Dans le cadre de ces dispositions, les États membres et les souverainistes ne perdent aucun de leurs pouvoirs, sauf celui de transgresser impunément les règles de la discipline monétaire et budgétaire et de provoquer des crises systémiques.
Engager la décrue des dettes souveraines
La communauté internationale et plus particulièrement les pays de l'espace euro-méditerranéen auquel appartient géographiquement et économiquement la Tunisie, sont solidaires de la Communauté européenne avec laquelle ils partagent les difficultés de l'euro à l'origine de la crise économique et financière continentale qui a éclaté dans la foulée de la grande crise mondiale de 2008. La croissance qui a repris en 2010 (1,8% en Europe et 5% dans le monde) après la récession de 2009 (-4,2% en Europe et -0,8% dans le monde), a été freinée en 2011 (1,8% en Europe et 4,3% dans le monde), à la suite des mesures de resserrement budgétaire adoptées par les États face au poids des dettes publiques et au durcissement des conditions des marchés financiers.
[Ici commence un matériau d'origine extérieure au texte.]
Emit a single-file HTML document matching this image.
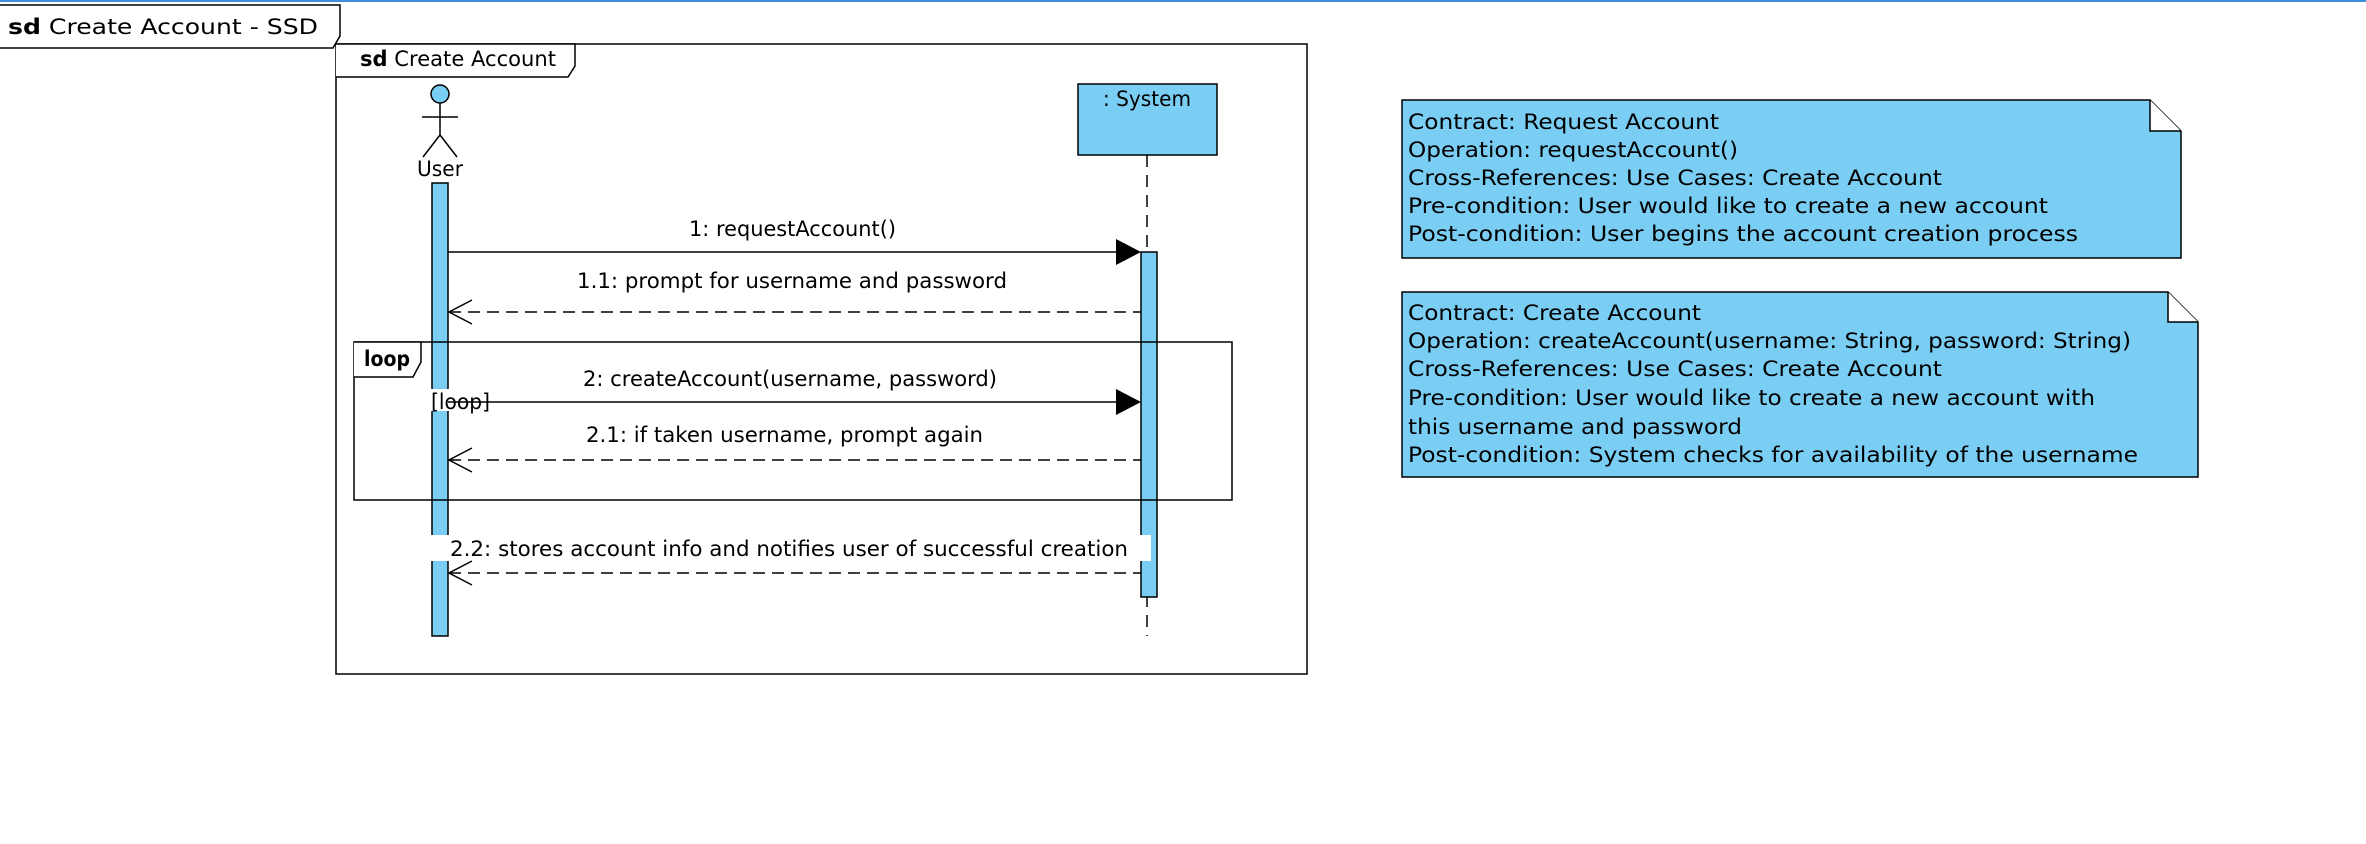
<!DOCTYPE html>
<html><head><meta charset="utf-8"><style>
html,body{margin:0;padding:0;background:#fff;}
svg{display:block;font-family:"DejaVu Sans","Liberation Sans",sans-serif;}
text{font-size:21px;fill:#000;}
</style></head><body>
<svg width="2366" height="844" viewBox="0 0 2366 844" xmlns="http://www.w3.org/2000/svg">
<rect x="0" y="0" width="2366" height="2" fill="#3c8fd6"/>
<!-- title tab -->
<path d="M0 5 H340 V36 L333 48 H0" fill="#fff" stroke="#000" stroke-width="1.5"/>
<text x="8" y="34" textLength="310" lengthAdjust="spacingAndGlyphs" font-size="22"><tspan font-weight="bold">sd</tspan> Create Account - SSD</text>
<!-- outer frame -->
<rect x="336" y="44" width="971" height="630" fill="none" stroke="#000" stroke-width="1.5"/>
<path d="M336 44 H575 V66 L568 77 H336" fill="#fff" stroke="#000" stroke-width="1.5"/>
<text x="360" y="66" textLength="196" lengthAdjust="spacingAndGlyphs"><tspan font-weight="bold">sd</tspan> Create Account</text>
<!-- actor -->
<circle cx="440" cy="94" r="9" fill="#7ACEF4" stroke="#000" stroke-width="1.5"/>
<line x1="440" y1="103" x2="440" y2="135" stroke="#000" stroke-width="1.5"/>
<line x1="422" y1="117" x2="458" y2="117" stroke="#000" stroke-width="1.5"/>
<line x1="440" y1="135" x2="423" y2="157" stroke="#000" stroke-width="1.5"/>
<line x1="440" y1="135" x2="457" y2="157" stroke="#000" stroke-width="1.5"/>
<text x="417" y="176" textLength="46" lengthAdjust="spacingAndGlyphs">User</text>
<rect x="432" y="183" width="16" height="453" fill="#7ACEF4" stroke="#000" stroke-width="1.5"/>
<!-- system -->
<rect x="1078" y="84" width="139" height="71" fill="#7ACEF4" stroke="#000" stroke-width="1.5"/>
<text x="1103" y="106" textLength="88" lengthAdjust="spacingAndGlyphs">: System</text>
<line x1="1147" y1="155" x2="1147" y2="636" stroke="#000" stroke-width="1.5" stroke-dasharray="12,8"/>
<rect x="1141" y="252" width="16" height="345" fill="#7ACEF4" stroke="#000" stroke-width="1.5"/>
<!-- loop frame -->
<rect x="354" y="342" width="878" height="158" fill="none" stroke="#000" stroke-width="1.5"/>
<path d="M354 342 H421 V362 L413 377 H354" fill="#fff" stroke="#000" stroke-width="1.5"/>
<text x="364" y="366" font-weight="bold" textLength="46" lengthAdjust="spacingAndGlyphs">loop</text>
<!-- msg1 -->
<text x="689" y="236" textLength="207" lengthAdjust="spacingAndGlyphs">1: requestAccount()</text>
<line x1="448" y1="252" x2="1120" y2="252" stroke="#000" stroke-width="1.5"/>
<polygon points="1116,239 1141,252 1116,265" fill="#000"/>
<!-- msg1.1 -->
<text x="577" y="288" textLength="430" lengthAdjust="spacingAndGlyphs">1.1: prompt for username and password</text>
<line x1="449" y1="312" x2="1141" y2="312" stroke="#000" stroke-width="1.5" stroke-dasharray="12,7"/>
<polyline points="472,300 449,312 472,324" fill="none" stroke="#000" stroke-width="1.5"/>
<!-- msg2 -->
<text x="583" y="386" textLength="414" lengthAdjust="spacingAndGlyphs">2: createAccount(username, password)</text>
<rect x="431" y="389" width="59" height="22" fill="#fff"/>
<line x1="448" y1="402" x2="1120" y2="402" stroke="#000" stroke-width="1.5"/>
<text x="431" y="409" textLength="59" lengthAdjust="spacingAndGlyphs">[loop]</text>
<polygon points="1116,389 1141,402 1116,415" fill="#000"/>
<!-- msg2.1 -->
<text x="586" y="442" textLength="397" lengthAdjust="spacingAndGlyphs">2.1: if taken username, prompt again</text>
<line x1="449" y1="460" x2="1141" y2="460" stroke="#000" stroke-width="1.5" stroke-dasharray="12,7"/>
<polyline points="472,448 449,460 472,472" fill="none" stroke="#000" stroke-width="1.5"/>
<!-- msg2.2 -->
<rect x="431" y="535" width="720" height="26" fill="#fff"/>
<text x="450" y="556" textLength="678" lengthAdjust="spacingAndGlyphs">2.2: stores account info and notifies user of successful creation</text>
<line x1="449" y1="573" x2="1141" y2="573" stroke="#000" stroke-width="1.5" stroke-dasharray="12,7"/>
<polyline points="472,561 449,573 472,585" fill="none" stroke="#000" stroke-width="1.5"/>
<!-- note 1 -->
<path d="M1402 100 H2150 L2181 131 V258 H1402 Z" fill="#7ACEF4" stroke="#000" stroke-width="1.5"/>
<path d="M2150 100 V131 H2181" fill="#fff" stroke="#000" stroke-width="1.5"/>
<g font-size="21">
<text x="1408" y="129" textLength="311" lengthAdjust="spacingAndGlyphs">Contract: Request Account</text>
<text x="1408" y="157" textLength="330" lengthAdjust="spacingAndGlyphs">Operation: requestAccount()</text>
<text x="1408" y="185" textLength="534" lengthAdjust="spacingAndGlyphs">Cross-References: Use Cases: Create Account</text>
<text x="1408" y="213" textLength="640" lengthAdjust="spacingAndGlyphs">Pre-condition: User would like to create a new account</text>
<text x="1408" y="241" textLength="670" lengthAdjust="spacingAndGlyphs">Post-condition: User begins the account creation process</text>
</g>
<!-- note 2 -->
<path d="M1402 292 H2168 L2198 322 V477 H1402 Z" fill="#7ACEF4" stroke="#000" stroke-width="1.5"/>
<path d="M2168 292 V322 H2198" fill="#fff" stroke="#000" stroke-width="1.5"/>
<g font-size="21">
<text x="1408" y="320" textLength="293" lengthAdjust="spacingAndGlyphs">Contract: Create Account</text>
<text x="1408" y="348" textLength="723" lengthAdjust="spacingAndGlyphs">Operation: createAccount(username: String, password: String)</text>
<text x="1408" y="376" textLength="534" lengthAdjust="spacingAndGlyphs">Cross-References: Use Cases: Create Account</text>
<text x="1408" y="405" textLength="687" lengthAdjust="spacingAndGlyphs">Pre-condition: User would like to create a new account with</text>
<text x="1408" y="434" textLength="334" lengthAdjust="spacingAndGlyphs">this username and password</text>
<text x="1408" y="462" textLength="730" lengthAdjust="spacingAndGlyphs">Post-condition: System checks for availability of the username</text>
</g>
</svg>
</body></html>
Parallèlement à la résorption de la crise de l'euro, la mise en œuvre avec la coopération de la communauté internationale d'une stratégie économique adaptée, permettrait, dans l'intérêt de tous, de stopper la déflation, de dynamiser les échanges, de relancer la croissance, de créer des emplois et d'améliorer les prélèvements fiscaux indispensables à la décrue des dettes publiques et privées.